Friday, 12 September 2008

BootStrapping Grails With Spring Batch

Normal Bootstrapping

As part of the current app I'm putting together I needed to populate my database with data from some flat files. The initial approach was to create a BootStrap class for each of the domain classes. Each of my BootStrap classes read the input file, splits each line, maps each item from the line to a attribute of the domain object and then saves the object.
class DomainBootStrap {
  def init = { servletContext ->
    def domainFile = new File('./grails-app/conf/resources/DomainFlatFile.txt')
    domainFile.splitEachLine(',' handleLine)
  }

  def handleLine = { lineItems ->
    def domainClass = new MyDomainClass()
    domainClass.firstName = lineItems[0]
    domainClass.lastName = lineItems[1]
    domainClass.height = lineItems[1] ? lineItems[1].toDouble() : null
    //map all fields
    domainClass.save()
  }

  def destroy = { }
}
Each BootStrap file was tested with a integration test
import org.springframework.mock.web.MockServletContext

public class DomainClassBootStrapTests extends GroovyTestCase {

  def bootStrapper

  void setUp(){
    bootStrapper = new DomainClassBootStrap()
  }

  void tearDown(){
    MyDomainClass.list()*.delete()
  }

  void testInit(){
    bootStrapper.init(new MockServletContext())
    assert 520378 == MyDomainClass.count()
  }
}
This approach worked for all the tables apart from one file which contained five hundred thousand records. The BootStrapClass that was inserting the the large number of records failed to complete after running for fifteen minutes. The problem appears to be that the BootStrap was running in a single transaction and default test HSQLDB was slowing down to a crawl.

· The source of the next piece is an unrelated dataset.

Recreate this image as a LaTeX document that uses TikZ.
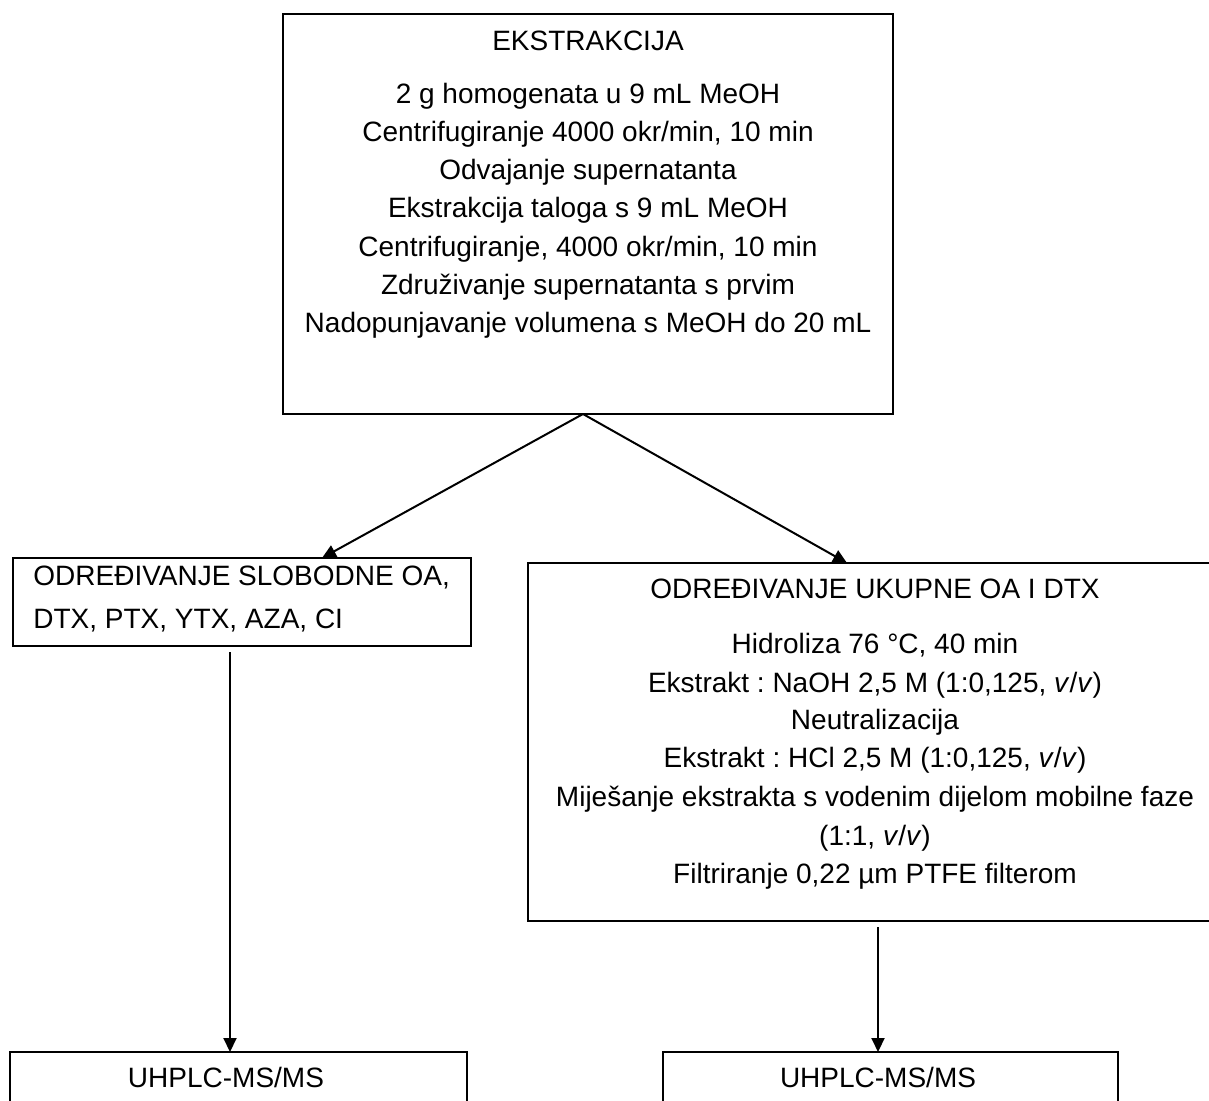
\documentclass[tikz,border=0pt]{standalone}
\usepackage{fontspec}
\setmainfont{Liberation Sans}
\usetikzlibrary{arrows.meta}
\frenchspacing
\begin{document}
\begin{tikzpicture}[x=0.5pt,y=-0.5pt,
  box/.style={draw,line width=1pt,inner sep=0pt,outer sep=0pt},
  txt/.style={anchor=base,inner sep=0pt,font=\fontsize{14pt}{17pt}\selectfont\frenchspacing},
  arr/.style={line width=1pt,-{Triangle[length=7pt,width=6.5pt]}}]
\clip (0,0) rectangle (1209,1101);
\fill[white] (0,0) rectangle (1209,1101);
% boxes
\node[box,minimum width=305pt,minimum height=200pt] (top) at (588,214) {};
\node[box,minimum width=229pt,minimum height=44pt] (lbox) at (242,602) {};
\node[box,minimum width=347pt,minimum height=179pt] (rbox) at (875,742) {};
\node[box,minimum width=228.5pt,minimum height=39pt] (lfin) at (238.5,1091) {};
\node[box,minimum width=227.5pt,minimum height=39pt] (rfin) at (890.5,1091) {};
% top box text
\node[txt] (t0) at (588,51) {EKSTRAKCIJA};
\node[txt] (t1) at (588,104) {2 g homogenata u 9 mL MeOH};
\node[txt] (t2) at (588,142) {Centrifugiranje 4000 okr/min, 10 min};
\node[txt] (t3) at (588,180) {Odvajanje supernatanta};
\node[txt] (t4) at (588,218) {Ekstrakcija taloga s 9 mL MeOH};
\node[txt] (t5) at (588,257) {Centrifugiranje, 4000 okr/min, 10 min};
\node[txt] (t6) at (588,295) {Združivanje supernatanta s prvim};
\node[txt] (t7) at (588,333) {Nadopunjavanje volumena s MeOH do 20 mL};
% left box text
\node[txt,anchor=base west] (l1) at (33,585) {ODREĐIVANJE SLOBODNE OA,};
\node[txt,anchor=base west] (l2) at (33,628) {DTX, PTX, YTX, AZA, CI};
% right box text
\node[txt] (r0) at (875,598) {ODREĐIVANJE UKUPNE OA I DTX};
\node[txt] (r1) at (875,653) {Hidroliza 76 °C, 40 min};
\node[txt] (r2) at (875,692) {Ekstrakt : NaOH 2,5 M (1:0,125, \textit{v}/\textit{v})};
\node[txt] (r3) at (875,729) {Neutralizacija};
\node[txt] (r4) at (875,767) {Ekstrakt : HCl 2,5 M (1:0,125, \textit{v}/\textit{v})};
\node[txt] (r5) at (875,806) {Miješanje ekstrakta s vodenim dijelom mobilne faze};
\node[txt] (r6) at (875,845) {(1:1, \textit{v}/\textit{v})};
\node[txt] (r7) at (875,883) {Filtriranje 0,22 µm PTFE filterom};
% bottom texts
\node[txt] (b1) at (226,1087) {UHPLC-MS/MS};
\node[txt] (b2) at (878,1087) {UHPLC-MS/MS};
% connectors
\draw[arr] ([xshift=-2.5pt]top.south) -- ([xshift=40pt]lbox.north);
\draw[arr] ([xshift=-2.5pt]top.south) -- ([xshift=-14pt]rbox.north);
\draw[arr,shorten <=3pt] ([xshift=-6pt]lbox.south) -- ([xshift=-6pt]lbox.south |- lfin.north);
\draw[arr,shorten <=3pt] ([xshift=1.5pt]rbox.south) -- ([xshift=1.5pt]rbox.south |- rfin.north);
\end{tikzpicture}
\end{document}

Switching from a in memory database to a file based one by editing grails-app/conf/DataSource.groovy and running the test while tailing the testDB.log file showed that the the insert statements were slowing down and eventually stopping.
test {
  dataSource {
    dbCreate = "create-drop"
    url = "jdbc:hsqldb:file:db/testDB;shutdown=true"
    //url = "jdbc:hsqldb:mem:testDB;shutdown=true"
  }
}
Tweaking the tables from memory to cached and uping the hsqldb.cache_scale from 14 to 18 did not solve the problem. To solve this issue the BootStrap data needs to be committed after processing a certain number of records as well as splitting the file into chunks and processing it asynchronously.

Spring Batch Grails BootStrapping

Spring Batch has been written to handle bulk processing of data and so fits the BootStraping of large data sets in Grails. In Spring Batch language a process you need to run is called a job and these jobs can be broken down into steps. Each job is is registered in a JobRepository and can be run using a JobLauncher. In order to use Spring Batch in grails download the Spring Batch distribution (with dependencies includes everything you need) and add the core and infrastructure jars to your grails lib directory.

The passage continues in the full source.